--- a/PDL/Book/Piddle.pod
+++ b/PDL/Book/Piddle.pod
@@ -24,7 +24,7 @@
 
 Why bother with piddles? Why not just use normal Perl `arrays'?
 
-By Perl `arrays' we of couse mean entities like @x and @Data z which one would normally create and manipulate like this:
+By Perl `arrays' we of course mean entities like @x and @Data z which one would normally create and manipulate like this:
 
    @x = (1,2,3);
    push @x, 42;
@@ -46,7 +46,7 @@
 
 Perl lists are scattered about memory. The list data structure means consecutive numbers are not stored in a neat block of consecutive memory addresses as C and FORTRAN programmers are used to. This makes it difficult to pass the arrays to low-level C and FORTRAN routines for processing -- the numbers must be collected together -a process known as `packing' -- processed and unpacked back into lists.
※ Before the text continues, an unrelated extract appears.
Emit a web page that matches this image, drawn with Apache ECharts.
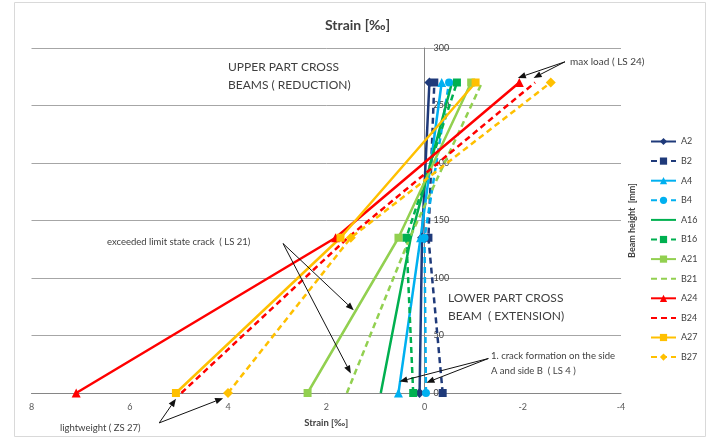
<!DOCTYPE html>
<html><head><meta charset="utf-8">
<script src="https://cdn.jsdelivr.net/npm/echarts@6/dist/echarts.min.js"></script>
<style>html,body{margin:0;padding:0;background:#fff}#c{width:715px;height:440px}</style>
</head><body><div id="c"></div>
<script>
// Beam heights [mm] at which strain was measured
const heights = [0, 135, 270];
// Strain [‰] at each height (bottom, middle, top)
const A2  = [0.10, 0.05, -0.10];
const B2  = [-0.37, -0.08, -0.20];
const A4  = [0.53, 0.08, -0.35];
const B4  = [-0.03, 0.00, -0.50];
const A16 = [0.89, 0.28, -0.56];
const B16 = [0.23, 0.37, -0.66];
const A21 = [2.38, 0.53, -0.95];
const B21 = [1.58, 0.30, -1.17];
const A24 = [7.09, 1.81, -1.93];
const B24 = [4.95, 1.56, -2.25];
const A27 = [5.06, 1.71, -1.04];
const B27 = [4.00, 1.50, -2.57];
const xTicks = [8, 6, 4, 2, 0, -2, -4];
const yTicks = [0, 50, 100, 150, 200, 250, 300];

const FONT = 'Lato, "Open Sans", sans-serif';
const NAVY = '#1f3a7a', BLUE = '#00b0f0', GREEN = '#00b050', LGREEN = '#92d050', RED = '#ff0000', YEL = '#ffc000';
const defs = [
  ['A2', A2, NAVY, false, 'diamond', 10],
  ['B2', B2, NAVY, true, 'rect', 8],
  ['A4', A4, BLUE, false, 'triangle', 9],
  ['B4', B4, BLUE, true, 'circle', 8],
  ['A16', A16, GREEN, false, 'none', 0],
  ['B16', B16, GREEN, true, 'rect', 8],
  ['A21', A21, LGREEN, false, 'rect', 8],
  ['B21', B21, LGREEN, true, 'none', 0],
  ['A24', A24, RED, false, 'triangle', 9],
  ['B24', B24, RED, true, 'none', 0],
  ['A27', A27, YEL, false, 'rect', 8],
  ['B27', B27, YEL, true, 'diamond', 10]
];
const legendData = defs.map(d => d[4] === 'none'
  ? { name: d[0], itemStyle: { opacity: 0 } }
  : { name: d[0] });

const series = defs.map(([name, vals, color, dashed, sym, size]) => ({
  name, type: 'line',
  data: heights.map((h, i) => vals[i] == null ? null : [vals[i], h]),
  symbol: sym, symbolSize: size, showSymbol: sym !== 'none',
  lineStyle: { color, width: 2.5, type: dashed ? [6, 4] : 'solid' },
  itemStyle: { color },
  animation: false
}));

const chart = echarts.init(document.getElementById('c'), null, { renderer: 'canvas' });
const GRID = { left: 31.5, right: 94, top: 48, bottom: 47 };
chart.setOption({
  animation: false,
  textStyle: { fontFamily: FONT },
  title: { text: 'Strain [‰]', left: 'center', top: 13,
    textStyle: { fontSize: 14, fontWeight: 'bold', color: '#404040', fontFamily: FONT } },
  grid: GRID,
  xAxis: {
    type: 'value', min: -4, max: 8, interval: 2, inverse: true,
    axisLine: { show: true, onZero: false, lineStyle: { color: '#868686', width: 1 } },
    axisTick: { show: false },
    axisLabel: { color: '#595959', fontSize: 9, margin: 10, fontFamily: FONT },
    splitLine: { show: false },
    name: 'Strain [‰]', nameLocation: 'middle', nameGap: 25,
    nameTextStyle: { fontWeight: 'bold', fontSize: 9.5, color: '#404040', fontFamily: FONT }
  },
  yAxis: [{
    type: 'value', min: 0, max: 300, interval: 50, position: 'left', offset: 0,
    axisLine: { show: true, onZero: false, lineStyle: { color: '#868686', width: 1 } },
    axisTick: { show: false },
    axisLabel: { inside: true, margin: 9, color: '#404040', fontSize: 9, fontFamily: FONT },
    splitLine: { lineStyle: { color: '#a6a6a6', width: 1 } }
  }, {
    type: 'value', min: 0, max: 300, position: 'right',
    axisLine: { show: false, onZero: false }, axisTick: { show: false },
    axisLabel: { show: false }, splitLine: { show: false },
    name: 'Beam height  [mm]', nameLocation: 'middle', nameRotate: 90, nameGap: 7,
    nameTextStyle: { fontWeight: 'bold', fontSize: 9, color: '#404040', fontFamily: FONT }
  }],
  legend: {
    orient: 'vertical', left: 645, top: 131,
    itemWidth: 25, itemHeight: 9, itemGap: 8.6,
    textStyle: { fontSize: 9, color: '#404040', lineHeight: 11, fontFamily: FONT },
    data: legendData
  },
  series
});

// move the vertical axis onto strain = 0 (as in the original)
const zeroPx = chart.convertToPixel({ gridIndex: 0 }, [0, 0])[0];
chart.setOption({ yAxis: [{ offset: -(zeroPx - GRID.left) }, {}] });

// annotation arrows, given in data coordinates [strain, height]
const arrows = [
  [[-2.86, 288], [-1.90, 274]],
  [[-2.86, 288], [-2.22, 274]],
  [[2.88, 130], [1.44, 72]],
  [[2.88, 130], [1.50, 17]],
  [[-1.30, 30], [0.51, 10]],
  [[-1.30, 30], [-0.04, 9]],
  [[5.40, -26], [5.06, -5]],
  [[5.40, -26], [4.10, -4.5]]
];
const g = [];
g.push({ type: 'rect', shape: { x: 14.5, y: 2.5, width: 691, height: 434 },
  style: { fill: null, stroke: '#d9d9d9', lineWidth: 1 }, z: -1 });
arrows.forEach(([s, e]) => {
  const p1 = chart.convertToPixel({ gridIndex: 0 }, s);
  const p2 = chart.convertToPixel({ gridIndex: 0 }, e);
  const dx = p2[0] - p1[0], dy = p2[1] - p1[1], L = Math.hypot(dx, dy);
  const ux = dx / L, uy = dy / L, hl = 8, hw = 3.2;
  const bx = p2[0] - ux * hl, by = p2[1] - uy * hl;
  g.push({ type: 'line', shape: { x1: p1[0], y1: p1[1], x2: bx, y2: by },
    style: { stroke: '#111', lineWidth: 1 }, z: 100 });
  g.push({ type: 'polygon', shape: { points: [[p2[0], p2[1]], [bx - uy * hw, by + ux * hw], [bx + uy * hw, by - ux * hw]] },
    style: { fill: '#111' }, z: 100 });
});
const txt = (x, y, text, size, lh, va) => ({
  type: 'text', x, y, z: 100,
  style: { text, fontSize: size, lineHeight: lh, fill: '#404040', fontFamily: FONT, textVerticalAlign: va || 'top' }
});
g.push(txt(228, 58, 'UPPER PART CROSS\nBEAMS ( REDUCTION)', 12, 18));
g.push(txt(570, 62, 'max load ( LS 24)', 10, 12, 'middle'));
g.push(txt(107, 242, 'exceeded limit state crack  ( LS 21)', 9.5, 12, 'middle'));
g.push(txt(448, 289, 'LOWER PART CROSS\nBEAM  ( EXTENSION)', 12, 18));
g.push(txt(491, 348, '1. crack formation on the side\nA and side B  ( LS 4 )', 9.5, 15));
g.push(txt(60, 428, 'lightweight ( ZS 27)', 9.5, 12, 'middle'));
chart.setOption({ graphic: g });
</script>
</body></html>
If you have `lists of lists' then it get's even worse.
 
-Perl lists do not support the range of datatypes that piddles do (byte arrays, integer arrays, single precision, double precision, etc.)
+Perl lists do not support the range of data types that piddles do (byte arrays, integer arrays, single precision, double precision, etc.)
 
 That is why PDL does not use Perl lists. Just to be clear from now on we'll always refer to PDL numeric data arrays as `piddles' and Perl-style number/text arrays as `lists'.